Before Cosby's speech, Mourning said he did not hesitate to invite the entertainer.

"No, because it's the truth. The truth is confrontational," Mourning said.

ST. PAUL, Minn. -- Perennially perky Sandy Duncan is slamming what she considers the sorry state of Broadway musicals.

Duncan stars in a two-week run of "The King and I" starting Tuesday.

The Rodgers and Hammerstein musical marked her professional debut as a 12-year-old in Dallas.

But now, at 58, she said an industry once run by producers with vision and heart has devolved into a business run by "money men who don't have an eye for the product."

"It used to be that producers would make a profit, with the idea that they would put that money into a new show," Duncan told the St. Paul Pioneer Press.

"Now, they want to make a killing, and so they're flogging these shows into 10-, 12-, 14-year runs. It hurts the whole creative community."

The result, she said, can be seen in the lack of new titles on Broadway and on the road. Her six-month tour as Anna in "The King and I," she said, just proves her point.

"Shows like this are being done to death because there's no new product," she said.

Duncan's Broadway credits include "Peter Pan," "My One and Only" and, most recently, "Chicago." She said audiences in the rest of the country are being cheated by productions that claim to be Broadway musicals but are pale imitations, with diminished technical qualities and less-experienced, nonunion actors.

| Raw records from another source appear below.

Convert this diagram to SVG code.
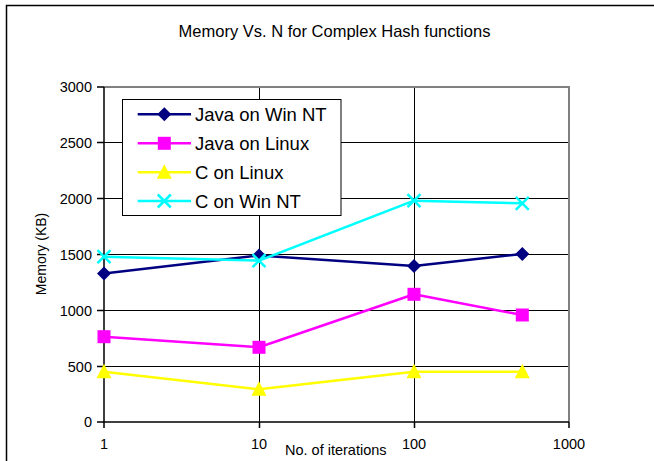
<svg xmlns="http://www.w3.org/2000/svg" width="654" height="461" viewBox="0 0 654 461">
<style>
text{font-family:"Liberation Sans",Arial,sans-serif;fill:#000}
.tick{font-size:14.5px}
.grid{stroke:#000;stroke-width:1;fill:none}
.axis{stroke:#000;stroke-width:1.5;fill:none}
.series{fill:none;stroke-width:2.5;stroke-linejoin:round}
.leg{font-size:18.5px}
</style>
<defs>
<path id="dia" d="M0,-7 L7,0 L0,7 L-7,0 Z" fill="#000080"/>
<rect id="sq" x="-6.5" y="-6.5" width="13" height="13" fill="#FF00FF"/>
<path id="tri" d="M0,-8 L7.5,6.5 L-7.5,6.5 Z" fill="#FFFF00"/>
<path id="xm" d="M-6.5,-6.5 L6.5,6.5 M-6.5,6.5 L6.5,-6.5" stroke="#00FFFF" stroke-width="2.5" fill="none"/>
</defs>
<rect x="0" y="0" width="654" height="461" fill="#fff"/>
<rect x="6.5" y="5.5" width="660" height="470" fill="none" stroke="#000" stroke-width="1.5"/>
<text x="334.5" y="36.5" font-size="16.5" text-anchor="middle">Memory Vs. N for Complex Hash functions</text>
<g id="gridlines">
<path class="grid" d="M104,142.5H569 M104,198.5H569 M104,254.5H569 M104,310.5H569 M104,366.5H569 M259.5,87V422 M414.5,87V422"/>
</g>
<g id="frame">
<path d="M104,87H569V422" stroke="#808080" stroke-width="2" fill="none"/>
<path class="axis" d="M104,87V422H569"/>
<path class="axis" d="M97,87H104 M97,142.5H104 M97,198.5H104 M97,254.5H104 M97,310.5H104 M97,366.5H104 M97,422H104 M104,422V428 M259.5,422V428 M414.5,422V428 M569,422V428"/>
</g>
<g id="ylabels" class="tick" text-anchor="end">
<text x="92" y="92">3000</text>
<text x="92" y="148">2500</text>
<text x="92" y="204">2000</text>
<text x="92" y="259.5">1500</text>
<text x="92" y="315.5">1000</text>
<text x="92" y="371.5">500</text>
<text x="92" y="427">0</text>
</g>
<g id="xlabels" class="tick" text-anchor="middle">
<text x="104" y="449">1</text>
<text x="259" y="449">10</text>
<text x="414" y="449">100</text>
<text x="569" y="449">1000</text>
</g>
<text x="285" y="455" font-size="14.5">No. of iterations</text>
<text transform="translate(46,254) rotate(-90)" font-size="14" text-anchor="middle">Memory (KB)</text>
<g id="java-win">
<polyline class="series" stroke="#000080" points="104,273.5 259,255.5 414,266 522.3,254"/>
<use href="#dia" x="104" y="273.5"/><use href="#dia" x="259" y="255.5"/><use href="#dia" x="414" y="266"/><use href="#dia" x="522.3" y="254"/>
</g>
<g id="java-linux">
<polyline class="series" stroke="#FF00FF" points="104,336.7 259,347.3 414,294.3 522.3,315"/>
<use href="#sq" x="104" y="336.7"/><use href="#sq" x="259" y="347.3"/><use href="#sq" x="414" y="294.3"/><use href="#sq" x="522.3" y="315"/>
</g>
<g id="c-linux">
<polyline class="series" stroke="#FFFF00" points="104,371.7 259,389.3 414,371.7 522.3,371.7"/>
<use href="#tri" x="104" y="371.7"/><use href="#tri" x="259" y="389.3"/><use href="#tri" x="414" y="371.7"/><use href="#tri" x="522.3" y="371.7"/>
</g>
<g id="c-win">
<polyline class="series" stroke="#00FFFF" points="104,256.7 259,260.7 414,200.7 522.3,203.3"/>
<use href="#xm" x="104" y="256.7"/><use href="#xm" x="259" y="260.7"/><use href="#xm" x="414" y="200.7"/><use href="#xm" x="522.3" y="203.3"/>
</g>
<g id="legend">
<rect x="122.5" y="99.5" width="218.5" height="116" fill="#fff" stroke="#000" stroke-width="1"/>
<path d="M137.7,114.3H191" stroke="#000080" stroke-width="2.5"/><use href="#dia" x="164.3" y="114.3"/>
<text class="leg" x="195" y="121">Java on Win NT</text>
<path d="M137.7,143.3H191" stroke="#FF00FF" stroke-width="2.5"/><use href="#sq" x="164.3" y="143.3"/>
<text class="leg" x="195" y="150">Java on Linux</text>
<path d="M137.7,172.3H191" stroke="#FFFF00" stroke-width="2.5"/><use href="#tri" x="164.3" y="172.3"/>
<text class="leg" x="195" y="179">C on Linux</text>
<path d="M137.7,201H191" stroke="#00FFFF" stroke-width="2.5"/><use href="#xm" x="164.3" y="201"/>
<text class="leg" x="195" y="207.7">C on Win NT</text>
</g>
</svg>
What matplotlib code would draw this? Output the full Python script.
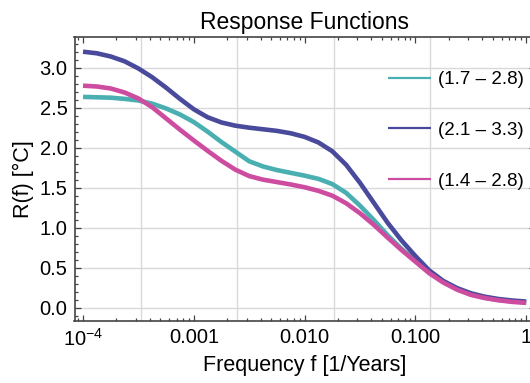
import matplotlib
matplotlib.use('Agg')
import matplotlib.pyplot as plt
import numpy as np

# datos
log_frecuencia = [-4.0, -3.875, -3.75, -3.625, -3.5, -3.375, -3.25, -3.125,
                  -3.0, -2.875, -2.75, -2.625, -2.5, -2.375, -2.25, -2.125,
                  -2.0, -1.875, -1.75, -1.625, -1.5, -1.375, -1.25, -1.125,
                  -1.0, -0.875, -0.75, -0.625, -0.5, -0.375, -0.25, -0.125, 0.0]

respuesta_17_28 = [2.635, 2.63, 2.625, 2.61, 2.59, 2.55, 2.49, 2.415,
                   2.32, 2.20, 2.07, 1.95, 1.83, 1.765, 1.72, 1.685,
                   1.65, 1.61, 1.545, 1.435, 1.275, 1.095, 0.905, 0.735,
                   0.585, 0.45, 0.33, 0.235, 0.168, 0.125, 0.097, 0.078, 0.065]

respuesta_21_33 = [3.20, 3.18, 3.14, 3.08, 2.99, 2.88, 2.75, 2.61,
                   2.48, 2.38, 2.315, 2.275, 2.25, 2.23, 2.21, 2.18,
                   2.135, 2.065, 1.955, 1.785, 1.56, 1.31, 1.06, 0.84,
                   0.645, 0.465, 0.335, 0.245, 0.18, 0.137, 0.108, 0.089, 0.076]

respuesta_14_28 = [2.775, 2.765, 2.74, 2.69, 2.615, 2.505, 2.365, 2.225,
                   2.09, 1.96, 1.835, 1.725, 1.645, 1.60, 1.57, 1.54,
                   1.505, 1.46, 1.40, 1.305, 1.18, 1.035, 0.875, 0.72,
                   0.575, 0.43, 0.315, 0.225, 0.16, 0.12, 0.092, 0.072, 0.06]

etiquetas = ['(1.7 – 2.8)', '(2.1 – 3.3)', '(1.4 – 2.8)']
colores = ['#4aafb1', '#4a4a9c', '#cd4ca0']

ticks_x = [1e-4, 1e-3, 1e-2, 1e-1, 1.0]
etiquetas_x = ['$10^{-4}$', '0.001', '0.010', '0.100', '1']
ticks_y = [0.0, 0.5, 1.0, 1.5, 2.0, 2.5, 3.0]

plt.rcParams['font.family'] = ['Liberation Sans', 'DejaVu Sans']
plt.rcParams['mathtext.fontset'] = 'custom'
plt.rcParams['mathtext.rm'] = 'Liberation Sans'
plt.rcParams['mathtext.default'] = 'regular'

frecuencia = 10 ** np.array(log_frecuencia)

fig = plt.figure(figsize=(5.30, 3.83), dpi=100)
ax = fig.add_axes([74.5 / 530, 62 / 383, 460 / 530, 283.7 / 383])

# lineas de la rejilla (Mathematica las pone en e^-8, e^-6, ...)
for g in np.exp([-8.0, -6.0, -4.0, -2.0]):
    ax.axvline(g, color='#d9d9d9', lw=1.0, zorder=0)
for g in ticks_y:
    ax.axhline(g, color='#d9d9d9', lw=1.0, zorder=0)

series = [respuesta_17_28, respuesta_21_33, respuesta_14_28]
for datos, color, etiqueta in zip(series, colores, etiquetas):
    ax.plot(frecuencia, datos, color=color, lw=3.3, label=etiqueta,
            solid_capstyle='butt', solid_joinstyle='round')

ax.set_xscale('log')
ax.set_xlim(10 ** -4.077, 10 ** 0.075)
ax.set_ylim(-0.167, 3.38)

ax.set_xticks(ticks_x)
ax.set_xticklabels(etiquetas_x)
ax.xaxis.set_minor_locator(matplotlib.ticker.LogLocator(base=10, subs=np.arange(2, 10)))
ax.xaxis.set_minor_formatter(matplotlib.ticker.NullFormatter())
ax.set_yticks(ticks_y)
ax.set_yticklabels(['%.1f' % t for t in ticks_y])
ax.yaxis.set_minor_locator(matplotlib.ticker.MultipleLocator(0.1))

ax.tick_params(which='both', direction='in', top=True, right=True,
               color='#444444', labelsize=14.5, width=0.9)
ax.tick_params(which='major', length=4.5, pad=5)
ax.tick_params(which='minor', length=2.5)
for s in ax.spines.values():
    s.set_color('#444444')
    s.set_linewidth(1.2)

ax.set_title('Response Functions', fontsize=16.5, pad=6)
ax.set_xlabel('Frequency f [1/Years]', fontsize=15.5)
ax.set_ylabel('R(f) [°C]', fontsize=15.5)

leyenda = ax.legend(loc='upper left', bbox_to_anchor=(388 / 530, 1 - 71 / 383),
                    bbox_transform=fig.transFigure, frameon=False, fontsize=13.5,
                    handlelength=2.3, handletextpad=0.35, labelspacing=1.8,
                    borderpad=0, borderaxespad=0)
for linea in leyenda.get_lines():
    linea.set_linewidth(1.6)

fig.savefig('out.png', dpi=100)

"A lot of what's coming out of New York is dreck; they should be touring them in theme parks," Duncan said. "And then on top of that, they do it on the cheap so they can make more money. It's immoral, and it tricks the public."

FORT LAUDERDALE, Fla. -- Hustler Magazine publisher Larry Flynt is expanding his pornography empire to South Florida, opening an upscale sex shop despite opposition from this city's mayor and others.

Hustler Hollywood is supposed to open Friday, and Flynt is scheduled to visit on Aug. 3.

"In every city we open a store there is always some politician who needs to showboat before his religious or conservative constituents about keeping us out," said Flynt, 61, who's currently on a national 19-city book tour.

Mayor Jim Naugle and city Commissioner Dean Trantalis had spearheaded an attempt to block Flynt by changing a city zoning law.

Currently "less than half" of a store's inventory can be sexually oriented if it's within 500 feet of a residential area. Otherwise, the city can shut it down.

Naugle and Trantalis wanted the ordinance changed so a store could be closed if a "substantial" amount of its inventory was of a sexual nature. But, after Flynt threatened to sue, the Fort Lauderdale City Commission voted against the notion.

Naugle says he won't be rolling out the red carpet for Flynt.

"I am not happy about Flynt coming into town and opening his store," Naugle said. "If he sends me an invitation where I have to call and RSVP, his phone is not going to ring."

Trantalis declined to comment.

Flynt insists that politicians know his Hustler Hollywood stores are not sex stores in the traditional sense.

"These are upscale shops where sexuality is presented in a clean, healthy, natural way, which is why 50 percent of our customer base are women," Flynt said.

BOISE, Idaho -- Hundreds of fans gathered in front of the historic Egyptian Theater to catch a glimpse of Matt Damon and producer Frank Marshall at a benefit screening of "The Bourne Supremacy."

The sequel to the 2002 film "The Bourne Identity" opens nationally July 23.

Proceeds from Saturday's benefit went to the Boise Contemporary Theater, now in its fifth season.

Marshall said he began visiting Boise in the early 1970s and bought property here soon after. He started bringing his movies to Boise nearly a decade later, including "Indiana Jones and the Temple of Doom."

"It's my favorite stop on the press tour," Damon told The Associated Press.

Contemporary Theater artistic director Matthew Clark said about half of the theater's $500,000 yearly operating fund comes from ticket sales, so the theater depends on donor contribution, federal grants and benefit screenings.

Damon, 33, is currently filming "Ocean's Twelve" - the sequel to the 2001 hit "Ocean's Eleven."